Why Filters Alone Don’t Cut It

Internet Safety Expert Donna Rice Hughes Helps Parents Talk to Kids

Unregulated pornography online is graphic and effortless to find. Sexual predators have easy and anonymous access to kids. Law enforcement are limited in their abilities to protect children in cyberspace. Kids regularly engage in risky behavior on the Internet. And parents are often overwhelmed and uninformed. It is no surprise Donna Rice Hughes, president and CEO of Enough is Enough, says kids can easily be drawn into this “perfect storm.”

Hughes appeared on the Today Show in March to talk about the vital importance of monitoring what your kids do online. Co-anchor Matt Lauer was quick to point out the common objection teens give: “Mom, you don’t trust me!” Hughes’ advice is to use the monitoring tools but to always let your kids know why. Have upfront communication about your desire to protect them.

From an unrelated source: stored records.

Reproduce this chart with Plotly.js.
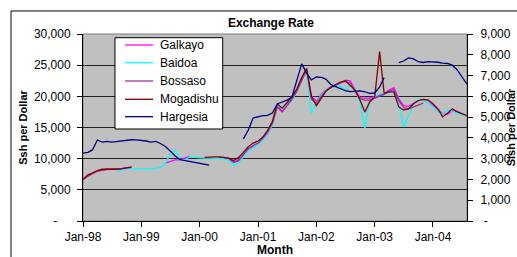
<!DOCTYPE html>
<html><head><meta charset="utf-8">
<script src="https://cdn.plot.ly/plotly-3.0.1.min.js"></script>
<style>html,body{margin:0;padding:0;background:#fff;overflow:hidden}#chart{width:517px;height:257px}</style>
</head><body><div id="chart"></div>
<script>
// month categories Jan-98 .. Aug-04
const months = [];
for (let i = 0; i < 80; i++) {
  const yr = 1998 + Math.floor(i / 12), mo = (i % 12) + 1;
  months.push(yr + '-' + String(mo).padStart(2, '0') + '-01');
}
const N = null;
const galkayo = [6800,7300,7700,8000,8200,8300,8300,8300,8400,8500,8600,
  N,N,N,N,N,N,
  9300,9600,9800,9800,10100,10400,
  N,N,N,N,N,
  10200,10200,10100,9500,9600,10500,11400,11900,12300,13100,14000,15500,18500,17600,18600,19600,21000,22800,24000,20000,19200,20300,21000,21500,21800,22100,22600,22500,21000,19800,19700,19700,20000,20200,20400,21000,21400,19600,18500,18400,18800,19300,19500,19400,18600,17800,17200,17100,17700,17600,17200,16800];
const baidoa = [N,N,N,N,N,N,N,
  7900,8200,8400,8400,8400,8400,8400,8400,8400,8600,9300,10700,11300,9800,9800,10300,10200,10100,10100,10100,10100,10100,10000,9700,9000,9300,10300,11300,11800,12300,13000,14000,15400,18500,18200,18500,19300,21000,22500,24200,17300,19000,20200,21000,21400,21400,21800,20800,22000,21000,19000,14900,19200,19900,20400,20500,20500,21000,18900,15100,17000,18600,19500,19300,18900,18300,17500,17100,17800,17600,17300,17000,16900];
const bossaso = [6700,7200,7600,8000,8200,8300,8300,8300,8400,8500,8600,
  N,N,N,N,N,N,N,N,N,N,N,N,N,N,N,N,N,
  10200,10200,10000,9400,9800,10700,11600,12100,12500,13300,14200,15700,18300,17500,18400,19500,20800,22500,24300,19500,18900,20000,20900,21500,21900,22200,22400,22100,20800,19600,19400,19400,19700,20000,20300,20800,21100,19300,18200,18000,18300,18700,18900,
  N,N,N,N,N,N,N,N,N];
const mogadishu = [6600,7400,7700,8100,8300,8300,8200,8300,8400,8500,8700,
  N,N,N,N,N,N,N,N,N,N,N,N,N,N,
  10200,10300,10300,10300,10200,10100,9700,10200,11000,11900,12500,12800,13500,14500,16000,18800,18100,18900,19900,21200,23000,24500,20000,18500,19800,20800,21400,21900,22300,22500,21800,21000,19400,17500,19100,19900,27200,20500,20700,20700,18300,17800,18000,18800,19300,19500,19400,18800,18000,16700,17300,18000,17500,17200,16900];
// Hargesia on the right axis (Slsh per Dollar)
const hargesia = [3270,3300,3420,3900,3800,3830,3800,3830,3850,3870,3910,3900,3890,3850,3800,3830,3730,3590,3370,3130,2950,2910,2860,2810,2780,2740,2690,
  N,N,N,N,N,N,
  3950,4380,4960,5030,5070,5080,5200,5630,5740,5820,5970,6780,7560,7120,6790,6930,6910,6830,6570,6470,6380,6270,6230,6230,6260,6220,6140,6160,6450,6900,
  N,N,
  7620,7700,7850,7800,7670,7630,7670,7670,7640,7600,7580,7500,7270,6930,6590];

const seriesNames = ['Galkayo','Baidoa','Bossaso','Mogadishu','Hargesia'];
const seriesColors = ['#FF00FF','#00FFFF','#993399','#800000','#000080'];
const seriesData = [galkayo, baidoa, bossaso, mogadishu, hargesia];

const leftTicks = [0,5000,10000,15000,20000,25000,30000];
const leftTickText = ['-\u00a0\u00a0\u00a0\u00a0','5,000','10,000','15,000','20,000','25,000','30,000'];
const rightTicks = [0,1000,2000,3000,4000,5000,6000,7000,8000,9000];
const rightTickText = ['\u00a0-','1,000','2,000','3,000','4,000','5,000','6,000','7,000','8,000','9,000'];
const yearTicks = ['1998-01-01','1999-01-01','2000-01-01','2001-01-01','2002-01-01','2003-01-01','2004-01-01'];
const yearLabels = ['Jan-98','Jan-99','Jan-00','Jan-01','Jan-02','Jan-03','Jan-04'];

const traces = seriesNames.map((n, i) => ({
  x: months, y: seriesData[i], type: 'scatter', mode: 'lines', name: n,
  yaxis: n === 'Hargesia' ? 'y2' : 'y', showlegend: false,
  line: {color: seriesColors[i], width: 1.3}, connectgaps: false
}));

// legend box (Excel-style), placed in paper coordinates
const legendRows = [0.9412, 0.8465, 0.7487, 0.6508, 0.5578];
const legendShapes = [{type: 'rect', xref: 'paper', yref: 'paper', x0: 0.0833, x1: 0.3638, y0: 0.492, y1: 0.9802,
  fillcolor: '#fff', line: {color: '#000', width: 1}, layer: 'above'}];
const legendTexts = [];
seriesNames.forEach((n, i) => {
  legendShapes.push({type: 'line', xref: 'paper', yref: 'paper', x0: 0.1094, x1: 0.1823, y0: legendRows[i], y1: legendRows[i],
    line: {color: seriesColors[i], width: 1.3}, layer: 'above'});
  legendTexts.push({text: n, xref: 'paper', yref: 'paper', x: 0.1953, y: legendRows[i], xanchor: 'left', yanchor: 'middle',
    showarrow: false, font: {size: 12}});
});

const FONT = 'Liberation Sans, Arial, sans-serif';
const layout = {
  width: 517, height: 257,
  margin: {l: 83, r: 50, t: 34, b: 36, pad: 0},
  paper_bgcolor: '#ffffff', plot_bgcolor: '#C0C0C0',
  font: {family: FONT, size: 12, color: '#000'},
  title: {text: '<b>Exchange Rate</b>', font: {size: 12, family: FONT}, x: 0.524, xanchor: 'center', y: 0.91, yanchor: 'middle'},
  showlegend: false,
  xaxis: {type: 'date', range: ['1998-01-01','2004-08-01'], tickvals: yearTicks, ticktext: yearLabels,
          ticks: 'outside', ticklen: 5, tickcolor: '#000', showline: true, linecolor: '#000', linewidth: 1,
          showgrid: false, zeroline: false, fixedrange: true,
          title: {text: '<b>Month</b>', font: {size: 12}, standoff: 4}},
  yaxis: {range: [0, 30000], tickvals: leftTicks, ticktext: leftTickText, ticks: 'outside', ticklen: 5, tickcolor: '#000',
          ticklabelstandoff: 4,
          showline: true, linecolor: '#000', linewidth: 1, showgrid: true, gridcolor: '#222', gridwidth: 1, zeroline: false,
          title: {text: '<b>Ssh per Dollar</b>', font: {size: 11}, standoff: 4}},
  yaxis2: {range: [0, 9000], overlaying: 'y', side: 'right', tickvals: rightTicks, ticktext: rightTickText,
           ticks: 'outside', ticklen: 5, tickcolor: '#000', showline: true, linecolor: '#000', linewidth: 1,
           ticklabelstandoff: 5,
           showgrid: false, zeroline: false,
           title: {text: '<b>Slsh per Dollar</b>', font: {size: 11}, standoff: 5}},
  shapes: [
    {type: 'rect', xref: 'paper', yref: 'paper', x0: 0, x1: 1, y0: 0, y1: 1, line: {color: '#808080', width: 1}, layer: 'below'},
    {type: 'rect', xref: 'paper', yref: 'paper', x0: -0.1875, x1: 1.4, y0: -0.5, y1: 1.123, line: {color: '#000', width: 1}}
  ].concat(legendShapes),
  annotations: [
    {text: '<b>Figure 5</b>', xref: 'paper', yref: 'paper', x: -0.163, y: 1.178, xanchor: 'left', yanchor: 'bottom',
     showarrow: false, font: {size: 12, family: FONT}}
  ].concat(legendTexts)
};
Plotly.newPlot('chart', traces, layout, {displayModeBar: false, staticPlot: true});
</script></body></html>
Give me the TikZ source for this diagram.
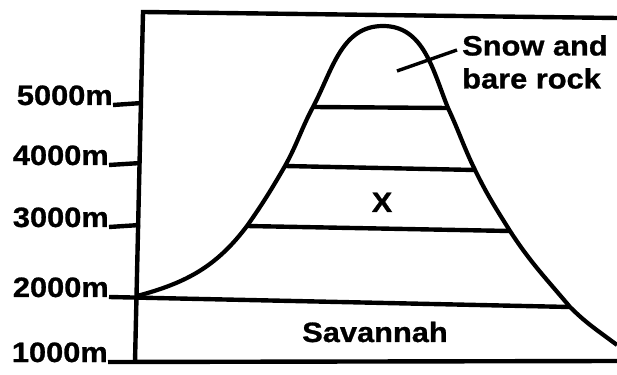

We recently interviewed Hughes to ask her more about this. What is the value of monitoring your kids, and how can parents become good teachers of Internet responsibility?

“Internet safety and cyber-parenting is an ongoing issue,” says Hughes. “You can’t just have the Internet safety discussion one time and check the box and be done with it.”

Why is monitoring Internet use so important for parents?

Hughes: Filtering is absolutely essential, but you also need monitoring. With the both of them, you’re going to help your kids from seeing material they shouldn’t see, but with the monitoring, you have the opportunity to see what your kids are doing and where they’re going. There are a lot of kids who will try to get around a filtering tool or use a proxy or go outside of what the parent has tried to set into place. That’s one reason why monitoring is important.

It also helps, in my opinion, set up accountability. Setting up accountability serves as a deterrent to some behavior that your kids might want to try, but if they know you’ve got eyeballs on them, maybe they won’t.

We do recommend having a discussion with your kids about why you’re using these tools: it’s not necessarily that you don’t trust them, but it’s your job as a parent to make sure that they are safe. There’s a lot of people that do not have good intentions online that could seek to harm your kid. Parents can communicate with their children that the Internet is a great tool and it can be used for good or evil, and you, as a young person, can get yourself into some trouble without even trying.

How can Enough is Enough help parents communicate the reality of online dangers to their kids?

Hughes: We have actually been doing Internet safety work on a national level since 1994. But we created, over the past several years, the Internet Safety 101 Program, which is a multi-media program that was designed to educate parents, teachers, law-enforcement, youth workers, youth pastors—anyone who may be a steward of a child. Our primary partner has been the Department of Justice as well as other partners, including Covenant Eyes.

We thought it was vitally important for parents to really become educated. Our goal was to teach them the MO of the pornographer, the MO of the predator, the MO of a cyberbully, how kids are putting themselves at risk, how the Internet works, how the social web is working—if we could educate them on that, it’s like teaching somebody to fish. Then we find parents 100% incentivized to implement the safety measures. Because most of the problems kids are encountering online are preventable.

The idea is for parents to realize: If you aren’t the first line of defense, your kids are at risk. Period.